IN SILICO: THE WHOLE SHEBANG
47 Storeys, directors Monique Moumblow and Paul Litherland, 2019

47 Storeys tells the story of a man who in 1996 successfully jumped off a skyscraper platform with a parachute. Then he used an amateur camera to record his impressions, and now, two decades later, he tries to repeat that story at the director’s request. However, the psychophysics of a man who has changed considerably in the past years shows that it is impossible to get up close to your former self and your experience that has been obscured by a distance of time.

In the 10-minute-long The Marshal’s Two Executions, famous Romanian film director Radu Jude (I Do Not Care If We Go Down in History as Barbarians) puts together a 1946 newsreel of marshal Antonescu’s execution with its staging from a 1994 fiction film. Just like with 47 Storeys, here we can say that any repetition is inevitably an interpretation. And yet Jude’s editing juxtaposition of two records of execution works in the other direction as well: camera angles and newsreel cuts also force us to speak of an ideological, if not artistic, choice of the cinematographer-chronicler.

IN SILICO: THE WHOLE SHEBANG
Comrade Women, director Doplgenger, 2018

Comrade Women tells of a Socialist woman stuck in a bad infinity of one-sided representations. The film skilfully uses the filmographic destiny of one actress and editing manipulations to show that it is impossible to avoid the totalitarian ubiquity of this representation of “a comrade woman.”

Protocorba of Kirill Khachaturov from the Moscow School of New Cinema puts the viewer between the joy and the horror of recognition. Like Mikhail Maximov, the author uses computer manipulations. It is not humans that live here, but mannequins, which simultaneously gives an alienating effect and sometimes reminds of the day-to-day through elusive details: poses, glances, gestures. In short, roughly drawn scenes, Khachaturov alludes to YouTube videos, mundane situations, fashion shoots aesthetic, which produces a controversial effect.

IN SILICO: THE WHOLE SHEBANG
Protocorba, director Kirill Khachaturov, 2019

Authors of FragMANts work directly with YouTube database, compiling popular unboxing videos in horizontal and vertical rows. These comparisons and the fragmented nature declared in the title produce a rhythm and repetitiveness that have something diabolic in them.

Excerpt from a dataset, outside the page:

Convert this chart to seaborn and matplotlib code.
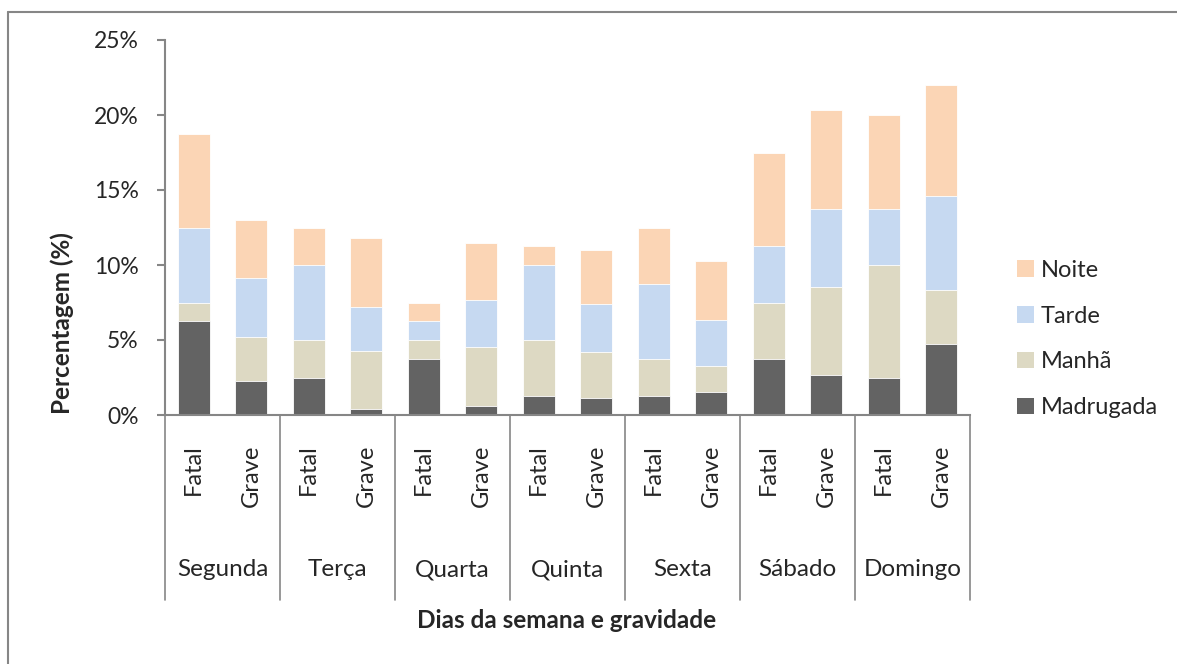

Another Russian picture in the programme – Fossil Falls by Alexey Kurbatov and Ekaterina Selenkina. Fragments of nature and stone, plucked out of nothingness and shot with 16 mm film, take us beyond experiencing cinema as belonging to man and speaking about him. And yet we have no other experience, and black and white flashes of matter acquire a dream-like quality.

IN SILICO: THE WHOLE SHEBANG
FragMANts, directed by Neozoon collective, 2019

Oneiric Morphology of a Dream is one of the visual interpretations of what we see when we close our eyes at night. Malena Szlam works in the Stan Brakhage style, but her precision in visualising dreaming makes it more than just a repetition of what she has learnt. But then again, perhaps, you remember your dreams differently.

Yuan Zheng in Dream Delivery also works with representation of the dreaming experience, but uses a completely different technique, taking into account both the periphery of human vision and the story with a surreal effect that often characterises our dreams.

IN SILICO: THE WHOLE SHEBANG
Morphology of a Dream, director Malena Szlam, 2018

From plain reality of a plane instruction card to the experience of dream representation – looks like this year In Silico will once more be an adventure that requires a long time to absorb.